● **YOUR INSTRUCTIONS**
Write out, precisely and in full, each line of the material.

↓

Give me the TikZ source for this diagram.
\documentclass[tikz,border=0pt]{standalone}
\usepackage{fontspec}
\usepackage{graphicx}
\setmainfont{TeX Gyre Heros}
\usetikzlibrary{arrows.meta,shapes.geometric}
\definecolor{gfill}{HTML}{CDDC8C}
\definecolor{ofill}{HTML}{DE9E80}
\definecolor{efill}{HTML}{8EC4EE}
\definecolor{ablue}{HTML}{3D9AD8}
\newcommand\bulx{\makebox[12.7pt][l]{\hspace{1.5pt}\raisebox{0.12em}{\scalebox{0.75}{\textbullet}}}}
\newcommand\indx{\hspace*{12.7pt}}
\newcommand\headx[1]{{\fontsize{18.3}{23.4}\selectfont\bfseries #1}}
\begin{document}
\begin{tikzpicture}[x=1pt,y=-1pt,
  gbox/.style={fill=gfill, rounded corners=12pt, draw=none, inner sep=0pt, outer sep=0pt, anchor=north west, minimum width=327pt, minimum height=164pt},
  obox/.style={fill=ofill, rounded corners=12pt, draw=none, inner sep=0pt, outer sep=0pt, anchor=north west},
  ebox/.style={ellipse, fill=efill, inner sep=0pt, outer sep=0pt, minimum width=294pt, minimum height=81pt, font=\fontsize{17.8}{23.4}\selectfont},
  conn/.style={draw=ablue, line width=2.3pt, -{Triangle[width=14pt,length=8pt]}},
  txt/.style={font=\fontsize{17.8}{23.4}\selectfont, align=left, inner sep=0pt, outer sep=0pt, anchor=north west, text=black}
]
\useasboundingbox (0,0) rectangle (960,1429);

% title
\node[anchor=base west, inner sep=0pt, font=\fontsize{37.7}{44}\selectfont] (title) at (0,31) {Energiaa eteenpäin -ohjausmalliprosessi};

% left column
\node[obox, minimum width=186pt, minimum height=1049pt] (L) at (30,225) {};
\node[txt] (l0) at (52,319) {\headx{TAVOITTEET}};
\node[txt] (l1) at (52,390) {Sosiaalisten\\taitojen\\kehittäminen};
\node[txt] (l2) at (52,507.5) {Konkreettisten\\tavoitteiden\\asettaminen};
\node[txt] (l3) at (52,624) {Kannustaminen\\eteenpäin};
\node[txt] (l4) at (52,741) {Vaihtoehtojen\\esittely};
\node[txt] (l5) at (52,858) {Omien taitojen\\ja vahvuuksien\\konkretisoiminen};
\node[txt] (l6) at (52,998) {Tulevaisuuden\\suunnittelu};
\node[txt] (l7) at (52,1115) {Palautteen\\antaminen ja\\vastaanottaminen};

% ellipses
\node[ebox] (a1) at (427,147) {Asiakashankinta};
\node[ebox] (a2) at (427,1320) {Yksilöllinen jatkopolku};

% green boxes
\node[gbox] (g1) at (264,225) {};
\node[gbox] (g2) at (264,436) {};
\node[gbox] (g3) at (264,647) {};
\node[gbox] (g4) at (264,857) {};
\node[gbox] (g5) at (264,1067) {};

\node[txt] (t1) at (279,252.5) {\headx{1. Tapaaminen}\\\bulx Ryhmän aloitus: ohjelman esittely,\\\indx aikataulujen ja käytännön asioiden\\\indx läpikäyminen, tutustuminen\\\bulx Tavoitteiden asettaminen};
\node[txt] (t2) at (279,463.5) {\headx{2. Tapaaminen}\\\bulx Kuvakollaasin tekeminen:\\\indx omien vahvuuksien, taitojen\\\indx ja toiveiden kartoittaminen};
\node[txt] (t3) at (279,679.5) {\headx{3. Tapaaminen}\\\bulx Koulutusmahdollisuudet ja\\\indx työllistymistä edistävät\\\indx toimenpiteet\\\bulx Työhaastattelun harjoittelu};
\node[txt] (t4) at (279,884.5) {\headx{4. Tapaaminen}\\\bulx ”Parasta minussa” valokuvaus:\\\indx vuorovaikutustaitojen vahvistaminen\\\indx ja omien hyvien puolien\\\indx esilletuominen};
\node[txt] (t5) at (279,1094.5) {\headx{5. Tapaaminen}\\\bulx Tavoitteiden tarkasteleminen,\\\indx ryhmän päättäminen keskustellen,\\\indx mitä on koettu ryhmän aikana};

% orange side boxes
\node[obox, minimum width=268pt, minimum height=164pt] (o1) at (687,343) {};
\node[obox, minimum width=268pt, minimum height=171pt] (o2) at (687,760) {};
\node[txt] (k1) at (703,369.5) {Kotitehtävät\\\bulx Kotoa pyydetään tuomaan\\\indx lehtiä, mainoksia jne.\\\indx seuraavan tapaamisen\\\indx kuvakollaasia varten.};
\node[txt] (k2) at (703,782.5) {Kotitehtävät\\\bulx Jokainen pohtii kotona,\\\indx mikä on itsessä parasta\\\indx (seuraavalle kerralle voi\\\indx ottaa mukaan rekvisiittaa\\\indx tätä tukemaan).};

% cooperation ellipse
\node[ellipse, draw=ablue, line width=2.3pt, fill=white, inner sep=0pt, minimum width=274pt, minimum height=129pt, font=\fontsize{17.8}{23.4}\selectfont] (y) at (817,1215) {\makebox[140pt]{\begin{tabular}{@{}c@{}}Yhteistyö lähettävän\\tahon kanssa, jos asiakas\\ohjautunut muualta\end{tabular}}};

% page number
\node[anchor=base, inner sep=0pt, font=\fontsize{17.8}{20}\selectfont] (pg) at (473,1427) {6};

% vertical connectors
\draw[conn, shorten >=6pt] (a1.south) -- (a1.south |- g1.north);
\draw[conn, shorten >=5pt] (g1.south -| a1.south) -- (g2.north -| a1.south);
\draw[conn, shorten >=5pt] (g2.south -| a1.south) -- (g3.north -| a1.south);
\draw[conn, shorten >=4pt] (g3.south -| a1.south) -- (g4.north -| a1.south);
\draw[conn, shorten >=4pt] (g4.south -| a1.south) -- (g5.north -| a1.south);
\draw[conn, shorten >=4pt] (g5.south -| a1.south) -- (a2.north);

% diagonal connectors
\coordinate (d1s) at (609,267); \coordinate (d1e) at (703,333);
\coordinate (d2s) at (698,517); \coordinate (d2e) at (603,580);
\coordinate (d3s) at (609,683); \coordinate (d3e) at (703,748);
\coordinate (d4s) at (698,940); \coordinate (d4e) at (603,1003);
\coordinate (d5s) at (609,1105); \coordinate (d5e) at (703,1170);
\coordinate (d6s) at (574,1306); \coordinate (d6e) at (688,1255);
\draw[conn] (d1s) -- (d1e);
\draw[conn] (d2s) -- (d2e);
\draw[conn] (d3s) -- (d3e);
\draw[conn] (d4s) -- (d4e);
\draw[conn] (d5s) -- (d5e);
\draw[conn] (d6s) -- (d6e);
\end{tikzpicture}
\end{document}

↑

● **COMPLETE ANSWER**
Give me the TikZ source for this diagram.
\documentclass[tikz,border=0pt]{standalone}
\usepackage{fontspec}
\usepackage{graphicx}
\setmainfont{TeX Gyre Heros}
\usetikzlibrary{arrows.meta,shapes.geometric}
\definecolor{gfill}{HTML}{CDDC8C}
\definecolor{ofill}{HTML}{DE9E80}
\definecolor{efill}{HTML}{8EC4EE}
\definecolor{ablue}{HTML}{3D9AD8}
\newcommand\bulx{\makebox[12.7pt][l]{\hspace{1.5pt}\raisebox{0.12em}{\scalebox{0.75}{\textbullet}}}}
\newcommand\indx{\hspace*{12.7pt}}
\newcommand\headx[1]{{\fontsize{18.3}{23.4}\selectfont\bfseries #1}}
\begin{document}
\begin{tikzpicture}[x=1pt,y=-1pt,
  gbox/.style={fill=gfill, rounded corners=12pt, draw=none, inner sep=0pt, outer sep=0pt, anchor=north west, minimum width=327pt, minimum height=164pt},
  obox/.style={fill=ofill, rounded corners=12pt, draw=none, inner sep=0pt, outer sep=0pt, anchor=north west},
  ebox/.style={ellipse, fill=efill, inner sep=0pt, outer sep=0pt, minimum width=294pt, minimum height=81pt, font=\fontsize{17.8}{23.4}\selectfont},
  conn/.style={draw=ablue, line width=2.3pt, -{Triangle[width=14pt,length=8pt]}},
  txt/.style={font=\fontsize{17.8}{23.4}\selectfont, align=left, inner sep=0pt, outer sep=0pt, anchor=north west, text=black}
]
\useasboundingbox (0,0) rectangle (960,1429);

% title
\node[anchor=base west, inner sep=0pt, font=\fontsize{37.7}{44}\selectfont] (title) at (0,31) {Energiaa eteenpäin -ohjausmalliprosessi};

% left column
\node[obox, minimum width=186pt, minimum height=1049pt] (L) at (30,225) {};
\node[txt] (l0) at (52,319) {\headx{TAVOITTEET}};
\node[txt] (l1) at (52,390) {Sosiaalisten\\taitojen\\kehittäminen};
\node[txt] (l2) at (52,507.5) {Konkreettisten\\tavoitteiden\\asettaminen};
\node[txt] (l3) at (52,624) {Kannustaminen\\eteenpäin};
\node[txt] (l4) at (52,741) {Vaihtoehtojen\\esittely};
\node[txt] (l5) at (52,858) {Omien taitojen\\ja vahvuuksien\\konkretisoiminen};
\node[txt] (l6) at (52,998) {Tulevaisuuden\\suunnittelu};
\node[txt] (l7) at (52,1115) {Palautteen\\antaminen ja\\vastaanottaminen};

% ellipses
\node[ebox] (a1) at (427,147) {Asiakashankinta};
\node[ebox] (a2) at (427,1320) {Yksilöllinen jatkopolku};

% green boxes
\node[gbox] (g1) at (264,225) {};
\node[gbox] (g2) at (264,436) {};
\node[gbox] (g3) at (264,647) {};
\node[gbox] (g4) at (264,857) {};
\node[gbox] (g5) at (264,1067) {};

\node[txt] (t1) at (279,252.5) {\headx{1. Tapaaminen}\\\bulx Ryhmän aloitus: ohjelman esittely,\\\indx aikataulujen ja käytännön asioiden\\\indx läpikäyminen, tutustuminen\\\bulx Tavoitteiden asettaminen};
\node[txt] (t2) at (279,463.5) {\headx{2. Tapaaminen}\\\bulx Kuvakollaasin tekeminen:\\\indx omien vahvuuksien, taitojen\\\indx ja toiveiden kartoittaminen};
\node[txt] (t3) at (279,679.5) {\headx{3. Tapaaminen}\\\bulx Koulutusmahdollisuudet ja\\\indx työllistymistä edistävät\\\indx toimenpiteet\\\bulx Työhaastattelun harjoittelu};
\node[txt] (t4) at (279,884.5) {\headx{4. Tapaaminen}\\\bulx ”Parasta minussa” valokuvaus:\\\indx vuorovaikutustaitojen vahvistaminen\\\indx ja omien hyvien puolien\\\indx esilletuominen};
\node[txt] (t5) at (279,1094.5) {\headx{5. Tapaaminen}\\\bulx Tavoitteiden tarkasteleminen,\\\indx ryhmän päättäminen keskustellen,\\\indx mitä on koettu ryhmän aikana};

% orange side boxes
\node[obox, minimum width=268pt, minimum height=164pt] (o1) at (687,343) {};
\node[obox, minimum width=268pt, minimum height=171pt] (o2) at (687,760) {};
\node[txt] (k1) at (703,369.5) {Kotitehtävät\\\bulx Kotoa pyydetään tuomaan\\\indx lehtiä, mainoksia jne.\\\indx seuraavan tapaamisen\\\indx kuvakollaasia varten.};
\node[txt] (k2) at (703,782.5) {Kotitehtävät\\\bulx Jokainen pohtii kotona,\\\indx mikä on itsessä parasta\\\indx (seuraavalle kerralle voi\\\indx ottaa mukaan rekvisiittaa\\\indx tätä tukemaan).};

% cooperation ellipse
\node[ellipse, draw=ablue, line width=2.3pt, fill=white, inner sep=0pt, minimum width=274pt, minimum height=129pt, font=\fontsize{17.8}{23.4}\selectfont] (y) at (817,1215) {\makebox[140pt]{\begin{tabular}{@{}c@{}}Yhteistyö lähettävän\\tahon kanssa, jos asiakas\\ohjautunut muualta\end{tabular}}};

% page number
\node[anchor=base, inner sep=0pt, font=\fontsize{17.8}{20}\selectfont] (pg) at (473,1427) {6};

% vertical connectors
\draw[conn, shorten >=6pt] (a1.south) -- (a1.south |- g1.north);
\draw[conn, shorten >=5pt] (g1.south -| a1.south) -- (g2.north -| a1.south);
\draw[conn, shorten >=5pt] (g2.south -| a1.south) -- (g3.north -| a1.south);
\draw[conn, shorten >=4pt] (g3.south -| a1.south) -- (g4.north -| a1.south);
\draw[conn, shorten >=4pt] (g4.south -| a1.south) -- (g5.north -| a1.south);
\draw[conn, shorten >=4pt] (g5.south -| a1.south) -- (a2.north);

% diagonal connectors
\coordinate (d1s) at (609,267); \coordinate (d1e) at (703,333);
\coordinate (d2s) at (698,517); \coordinate (d2e) at (603,580);
\coordinate (d3s) at (609,683); \coordinate (d3e) at (703,748);
\coordinate (d4s) at (698,940); \coordinate (d4e) at (603,1003);
\coordinate (d5s) at (609,1105); \coordinate (d5e) at (703,1170);
\coordinate (d6s) at (574,1306); \coordinate (d6e) at (688,1255);
\draw[conn] (d1s) -- (d1e);
\draw[conn] (d2s) -- (d2e);
\draw[conn] (d3s) -- (d3e);
\draw[conn] (d4s) -- (d4e);
\draw[conn] (d5s) -- (d5e);
\draw[conn] (d6s) -- (d6e);
\end{tikzpicture}
\end{document}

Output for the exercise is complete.